• _Provided material_:
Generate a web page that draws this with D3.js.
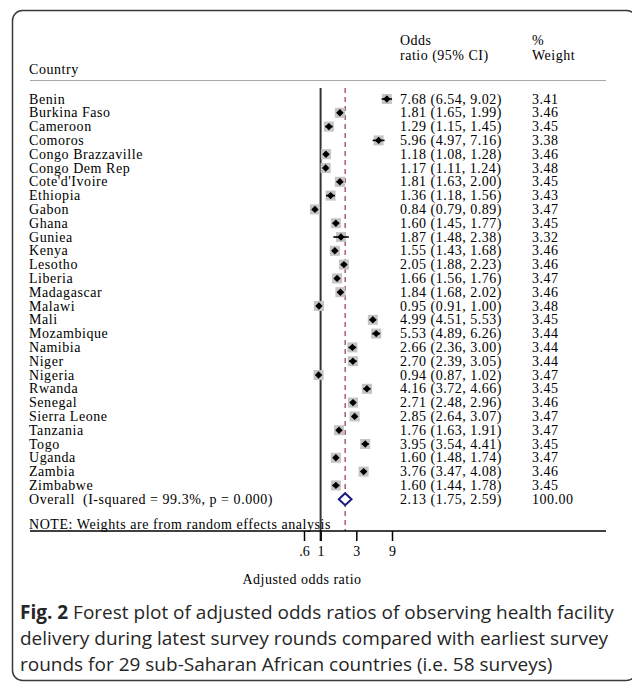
<!DOCTYPE html>
<html>
<head>
<meta charset="utf-8">
<script src="https://cdn.jsdelivr.net/npm/d3@7"></script>
<style>
  body { margin: 0; background: #fff; }
  text { font-family: "Liberation Serif", "Times New Roman", serif; fill: #000; white-space: pre; }
  .cap { font-family: "Open Sans", "Noto Sans", sans-serif; fill: #262626; }
</style>
</head>
<body>
<script>
const countries = ["Benin", "Burkina Faso", "Cameroon", "Comoros", "Congo Brazzaville", "Congo Dem Rep",
  "Cote'd'Ivoire", "Ethiopia", "Gabon", "Ghana", "Guniea", "Kenya", "Lesotho", "Liberia", "Madagascar",
  "Malawi", "Mali", "Mozambique", "Namibia", "Niger", "Nigeria", "Rwanda", "Senegal", "Sierra Leone",
  "Tanzania", "Togo", "Uganda", "Zambia", "Zimbabwe"];
const oddsRatio = [7.68, 1.81, 1.29, 5.96, 1.18, 1.17, 1.81, 1.36, 0.84, 1.60, 1.87, 1.55, 2.05, 1.66, 1.84,
  0.95, 4.99, 5.53, 2.66, 2.70, 0.94, 4.16, 2.71, 2.85, 1.76, 3.95, 1.60, 3.76, 1.60];
const ciLow = [6.54, 1.65, 1.15, 4.97, 1.08, 1.11, 1.63, 1.18, 0.79, 1.45, 1.48, 1.43, 1.88, 1.56, 1.68,
  0.91, 4.51, 4.89, 2.36, 2.39, 0.87, 3.72, 2.48, 2.64, 1.63, 3.54, 1.48, 3.47, 1.44];
const ciHigh = [9.02, 1.99, 1.45, 7.16, 1.28, 1.24, 2.00, 1.56, 0.89, 1.77, 2.38, 1.68, 2.23, 1.76, 2.02,
  1.00, 5.53, 6.26, 3.00, 3.05, 1.02, 4.66, 2.96, 3.07, 1.91, 4.41, 1.74, 4.08, 1.78];
const weights = [3.41, 3.46, 3.45, 3.38, 3.46, 3.48, 3.45, 3.43, 3.47, 3.45, 3.32, 3.46, 3.46, 3.47, 3.46,
  3.48, 3.45, 3.44, 3.44, 3.44, 3.47, 3.45, 3.46, 3.47, 3.47, 3.45, 3.47, 3.46, 3.45];
const overall = { label: "Overall  (I-squared = 99.3%, p = 0.000)", or: 2.13, lo: 1.75, hi: 2.59, weight: 100.00 };
const tickValues = [0.6, 1, 3, 9];
const tickLabels = [".6", "1", "3", "9"];

const rows = countries.map((c, i) => ({ name: c, or: oddsRatio[i], lo: ciLow[i], hi: ciHigh[i], w: weights[i] }));

const W = 632, H = 683;
const svg = d3.select("body").append("svg")
    .attr("width", W)
    .attr("height", H);

// outer frame
svg.append("rect")
    .attr("x", 12.5).attr("y", 10.5)
    .attr("width", 624).attr("height", 670)
    .attr("rx", 10)
    .attr("fill", "none")
    .attr("stroke", "#3a3a3a")
    .attr("stroke-width", 1.5);

const x = d3.scaleLog().domain([0.6, 9]).range([304, 392]);
const y = d3.scaleLinear().domain([0, 29]).range([99, 499.2]);

const colName = 29, colOR = 400, colW = 532, fs = 14;
const lsName = "0.55px", lsNum = "0.5px";
const axisY = 531, topY = 88;
const fmt = d3.format(".2f");

// headers
const hdr = svg.append("g").style("font-size", fs + "px");
hdr.append("text").attr("x", colName).attr("y", 74).style("letter-spacing", lsName).text("Country");
hdr.append("text").attr("x", colOR).attr("y", 45).style("letter-spacing", lsNum).text("Odds");
hdr.append("text").attr("x", colOR).attr("y", 60).style("letter-spacing", lsNum).text("ratio (95% CI)");
hdr.append("text").attr("x", colW).attr("y", 45).style("letter-spacing", lsNum).text("%");
hdr.append("text").attr("x", colW).attr("y", 60).style("letter-spacing", lsNum).text("Weight");

svg.append("line")
    .attr("x1", 30).attr("x2", 606)
    .attr("y1", 80.5).attr("y2", 80.5)
    .attr("stroke", "#a8a8a8").attr("stroke-width", 1.2);

// reference lines
svg.append("line")
    .attr("x1", x(1)).attr("x2", x(1))
    .attr("y1", topY).attr("y2", axisY + 10)
    .attr("stroke", "#333").attr("stroke-width", 2);
svg.append("line")
    .attr("x1", x(overall.or)).attr("x2", x(overall.or))
    .attr("y1", topY).attr("y2", axisY)
    .attr("stroke", "#a3303a").attr("stroke-width", 1.2)
    .attr("stroke-dasharray", "5,4");

// study rows
const g = svg.append("g").style("font-size", fs + "px");
const row = g.selectAll("g.row").data(rows).join("g").attr("class", "row");

row.append("text").attr("x", colName).attr("y", (d, i) => y(i) + 4.6)
    .style("letter-spacing", lsName).text(d => d.name);
row.append("text").attr("x", colOR).attr("y", (d, i) => y(i) + 4.6)
    .style("letter-spacing", lsNum)
    .text(d => `${fmt(d.or)} (${fmt(d.lo)}, ${fmt(d.hi)})`);
row.append("text").attr("x", colW).attr("y", (d, i) => y(i) + 4.6)
    .style("letter-spacing", lsNum).text(d => fmt(d.w));

const boxSide = d => Math.sqrt(d.w) * 5.4;
row.append("rect")
    .attr("x", d => x(d.or) - boxSide(d) / 2)
    .attr("y", (d, i) => y(i) - boxSide(d) / 2)
    .attr("width", boxSide).attr("height", boxSide)
    .attr("fill", "#c4c4c4");
row.append("line")
    .attr("x1", d => x(d.lo)).attr("x2", d => x(d.hi))
    .attr("y1", (d, i) => y(i)).attr("y2", (d, i) => y(i))
    .attr("stroke", "#000").attr("stroke-width", 1.6);
row.append("path")
    .attr("d", (d, i) => {
      const cx = x(d.or), cy = y(i), r = 3.7;
      return `M${cx - r},${cy}L${cx},${cy - r}L${cx + r},${cy}L${cx},${cy + r}Z`;
    })
    .attr("fill", "#000");

// overall
const oy = y(29);
g.append("text").attr("x", colName).attr("y", oy + 4.6)
    .style("letter-spacing", lsName).text(overall.label);
g.append("text").attr("x", colOR).attr("y", oy + 4.6)
    .style("letter-spacing", lsNum)
    .text(`${fmt(overall.or)} (${fmt(overall.lo)}, ${fmt(overall.hi)})`);
g.append("text").attr("x", colW).attr("y", oy + 4.6)
    .style("letter-spacing", lsNum).text(fmt(overall.weight));
g.append("path")
    .attr("d", `M${x(overall.lo)},${oy}L${x(overall.or)},${oy - 6}L${x(overall.hi)},${oy}L${x(overall.or)},${oy + 6}Z`)
    .attr("fill", "#fff")
    .attr("stroke", "#1a1a80").attr("stroke-width", 2);

g.append("text").attr("x", colName).attr("y", axisY - 2)
    .style("letter-spacing", lsName)
    .text("NOTE: Weights are from random effects analysis");

// axis
svg.append("line")
    .attr("x1", 30).attr("x2", 606)
    .attr("y1", axisY).attr("y2", axisY)
    .attr("stroke", "#000").attr("stroke-width", 1.5);

const axis = svg.append("g")
    .attr("transform", `translate(0,${axisY})`)
    .call(d3.axisBottom(x).tickValues(tickValues).tickSize(10).tickPadding(5)
      .tickFormat((d, i) => tickLabels[i]));
axis.select(".domain").remove();
axis.selectAll(".tick line").attr("stroke", "#000").attr("stroke-width", 1.5);
axis.selectAll(".tick text")
    .style("font-family", "Liberation Serif, serif")
    .style("font-size", fs + "px")
    .attr("fill", "#000");

svg.append("text")
    .attr("x", 302).attr("y", 584)
    .attr("text-anchor", "middle")
    .style("font-size", fs + "px")
    .style("letter-spacing", lsNum)
    .text("Adjusted odds ratio");

// caption
const capLines = [
  [["Fig. 2", true], [" Forest plot of adjusted odds ratios of observing health facility", false]],
  [["delivery during latest survey rounds compared with earliest survey", false]],
  [["rounds for 29 sub-Saharan African countries (i.e. 58 surveys)", false]]
];
capLines.forEach((parts, i) => {
  const t = svg.append("text").attr("class", "cap")
      .attr("x", 20).attr("y", 619 + i * 26)
      .style("font-size", "19px");
  parts.forEach(p => t.append("tspan").attr("font-weight", p[1] ? "bold" : null).text(p[0]));
});
</script>
</body>
</html>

• _Required task_:
Report how many lines in the listing above include the word "with". Give nothing but the number.

• _Result of the exercise_:
2